De son côté, Eeva Furman, Director- Environment Policy Centre, Finnish Environment Institute, a indiqué que la crise du covid-19 a démontré la nécessité pour l’Europe de se réorganiser en terme de planification et de structuration, soulignant qu’il est essentiel que les actions prises lors de cette crise soient soutenues par un élément financier tout en tenant compte du développement durable. Elle a également souligné l’importance de l’action collective afin de développer l’efficacité de l’Etat dans la période post-covid.
Henrik Enderlein, Professor, Hertie School of Governance, a estimé que la crise du covid-19 a montré que l’Europe n’a pas été à la hauteur des exigences du moment. « Toutefois, depuis maintenant deux mois, le Vieux continent commence enfin à réagir à la crise et dans le bon sens avec l’idée de créer de la dette européenne pour atténuer le choc de la crise et réaliser une relance économique verte ».

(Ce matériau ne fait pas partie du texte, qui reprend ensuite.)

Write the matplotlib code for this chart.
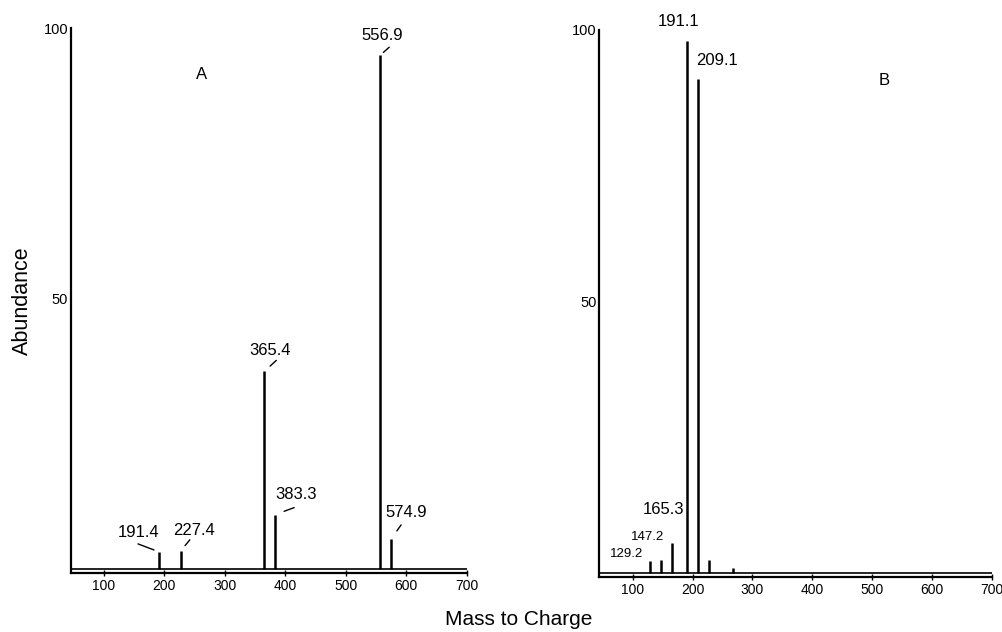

Il a également souligné la nécessité pour l’Europe de s’affirmer comme « voix unique » dans les négociations de commerce international et de recouvrer sa souveraineté médicale nécessaire pour combattre une pandémie comme le covid-19.
Karien Van Gennip, Présidente Directrice Générale-ING Bank France a relevé, pour sa part « une crise de confiance dans le leadership en Europe », épinglant au passage « l’absence d’inclusion » et soulignant la nécessité, en ce temps de crise, de « renouveler le contrat social de façon plus durable ». Selon elle, la réponse à la crise doit privilégier le développement durable, appelant à réinvestir dans les innovations en Europe.
Jean-Louis Girodolle, Directeur général Lazard France a évoqué le financement de la transformation européenne, tout en relevant l’abondance du capital prêt à financer non seulement de l’Etat mais également des investisseurs, « ce qui pose la question de l’efficacité de cet investissement », a-t-il dit. Évoquant le débat sur la relocalisation qui a refait surface dans le contexte actuel de crise sanitaire, il a estimé que le tout-relocaliser ne peut certainement pas avoir lieu et « ce n’est pas non plus bénéfique » pour l’Europe qui doit être sélective dans sa relocalisation et se concentrer sur certaines chaînes de production stratégiques dans la santé, les technologies, l’intelligence artificielle, l’éducation, l’infrastructure et la 5G.
En conclusion, les panélistes ont été unanimes à souligner la nécessité pour les Etats de conjuguer dans les semaines, voire les mois à venir « résilience » et « efficacité » et d’opter pour une économie qui favorise de développement inclusif et durable.